Ademais, caímos constantemente no conhecido Príncípio de Peter (de Laurence J. Peter, 1969), que explica que numa hierarquia as pessoas tendem a subir até chegarem ao seu nível de incompetência, uma vez que os processos de seleção para um novo cargo baseiam-se normalmente no sucesso na tarefa anterior, ao invés de se focarem nas capacidades e competências necessárias para o novo cargo.

Na saúde, isto normalmente manifesta-se na seleção de pessoas pela sua competência técnica, sem que seja prestada a devida atenção às competências sociais, relacionais e estratégicas, fundamentais para exercer um processo de gestão e desenvolvimento de pessoas e de equipas.

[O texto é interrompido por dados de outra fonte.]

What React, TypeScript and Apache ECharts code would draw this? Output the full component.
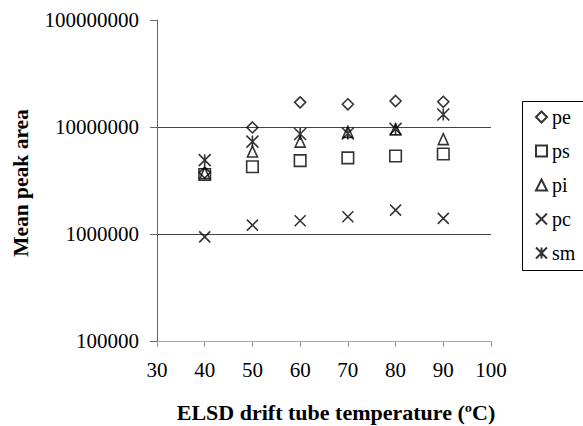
import React, { useEffect, useRef } from "react";
import * as echarts from "echarts";

const temps = [40, 50, 60, 70, 80, 90];
const peValues = [3.75e6, 9.9e6, 1.7e7, 1.63e7, 1.75e7, 1.72e7];
const psValues = [3.6e6, 4.25e6, 4.85e6, 5.15e6, 5.35e6, 5.6e6];
const piValues = [3.7e6, 5.9e6, 7.3e6, 9.0e6, 9.5e6, 7.7e6];
const pcValues = [9.4e5, 1.21e6, 1.33e6, 1.45e6, 1.67e6, 1.4e6];
const smValues = [4.9e6, 7.3e6, 8.6e6, 8.7e6, 9.6e6, 1.31e7];
const seriesNames = ["pe", "ps", "pi", "pc", "sm"];
const xTitle = "ELSD drift tube temperature (ºC)";
const yTitle = "Mean peak area";

const FONT = "Liberation Serif";

const symbols: Record<string, { symbol: string; size: number | number[] }> = {
  pe: { symbol: "diamond", size: 11 },
  ps: { symbol: "rect", size: 11.5 },
  pi: { symbol: "triangle", size: [10, 11] },
  pc: { symbol: "path://M0 0L10 10M10 0L0 10", size: 11 },
  sm: { symbol: "path://M0 0L10 10M10 0L0 10M5 0L5 10", size: 12 },
};

export default function App() {
  const ref = useRef<HTMLDivElement>(null);
  useEffect(() => {
    if (!ref.current) return;
    const chart = echarts.init(ref.current, null, { renderer: "svg" });
    const valuesList = [peValues, psValues, piValues, pcValues, smValues];
    const series = seriesNames.map((name, i) => ({
      name,
      type: "scatter",
      data: temps.map((t, j) => [t, valuesList[i][j]]),
      symbol: symbols[name].symbol,
      symbolSize: symbols[name].size,
      itemStyle: {
        color: "rgba(0,0,0,0)",
        borderColor: "#000",
        borderWidth: 1.6,
      },
      emphasis: { disabled: true },
    }));
    chart.setOption({
      animation: false,
      backgroundColor: "#fff",
      textStyle: { fontFamily: FONT },
      grid: { left: 157, right: 92, top: 20, bottom: 85 },
      xAxis: {
        type: "value",
        min: 30,
        max: 100,
        interval: 10,
        axisLine: { show: true, lineStyle: { color: "#aaa", width: 1 } },
        axisTick: { show: true, inside: false, length: 6, lineStyle: { color: "#999" } },
        splitLine: { show: false },
        axisLabel: { fontFamily: FONT, fontSize: 21, color: "#000", margin: 18 },
      },
      yAxis: {
        type: "log",
        logBase: 10,
        min: 1e5,
        max: 1e8,
        axisLine: { show: true, lineStyle: { color: "#666", width: 1 } },
        axisTick: { show: true, inside: false, length: 7, lineStyle: { color: "#666" } },
        splitLine: {
          show: true,
          showMaxLine: false,
          showMinLine: false,
          lineStyle: { color: "#444", width: 1 },
        },
        axisLabel: {
          fontFamily: FONT,
          fontSize: 21,
          color: "#000",
          margin: 18,
          formatter: (v: number) => String(Math.round(v)),
        },
      },
      legend: {
        orient: "vertical",
        left: 530,
        top: 102,
        itemWidth: 11,
        itemHeight: 11,
        itemGap: 14,
        data: seriesNames,
        textStyle: { fontFamily: FONT, fontSize: 20, color: "#000" },
        selectedMode: false,
      },
      graphic: [
        {
          type: "rect",
          shape: { x: 522.5, y: 101.5, width: 80, height: 169 },
          style: { fill: "none", stroke: "#000", lineWidth: 1 },
          silent: true,
        },
        {
          type: "text",
          x: 21,
          y: 183,
          rotation: Math.PI / 2,
          style: {
            text: yTitle,
            font: `bold 21.5px ${FONT}`,
            fill: "#000",
            textAlign: "center",
            textVerticalAlign: "middle",
          },
        },
        {
          type: "text",
          x: 336,
          y: 412,
          style: {
            text: xTitle,
            font: `bold 22px ${FONT}`,
            fill: "#000",
            textAlign: "center",
            textVerticalAlign: "middle",
          },
        },
      ],
      series,
    });
    return () => chart.dispose();
  }, []);
  return (
    <div
      ref={ref}
      style={{ position: "fixed", left: 0, top: 0, width: 583, height: 426, background: "#fff" }}
    />
  );
}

Esta falta de visão tem impactos negativos diretos na satisfação dos profissionais e na organização das equipas, prejudicando a qualidade de cuidados, inibindo a inovação, e promovendo a manutenção do status quo, impedindo a reação e antecipação dos novos desafios impostos, algo gravíssimo numa área constantemente em mudança como a saúde.

E mudar não é impossível.

Podemos olhar para um exemplo, como o do Reino Unido, onde desde cedo reconheceram este problema e desenvolveram um modelo de liderança em saúde, com formação obrigatória para todos os nomeados para cargos de chefia, que eles desenvolveram em cargos de liderança.

Em Portugal temos alguns exemplos diferentes, como é o caso das USF em que o processo de seleção do líder já tem em conta estes aspetos ao permitir a participação de toda a equipa, mas continua a ficar à responsabilidade do novo líder a iniciativa de investir, tempo e dinheiro, na sua formação nas novas competências como alinhamento organizacional, liderança, desenvolvimento de pessoas, entre outras. 

Muita coisa é urgente na saúde, mas nada funcionará sem equipas motivadas, bem geridas e alinhadas num rumo bem definido. Isso só acontecerá quando decidirmos investir de forma séria e estruturada no recrutamento, formação e capacitação dos novos líderes da saúde. Enquanto isso não acontecer, poderemos continuar a assistir a uma falta de interesse nos cargos das pessoas com mais potencial, e a um agravamento da desmotivação dos profissionais e, consequentemente, do Serviço Nacional de Saúde.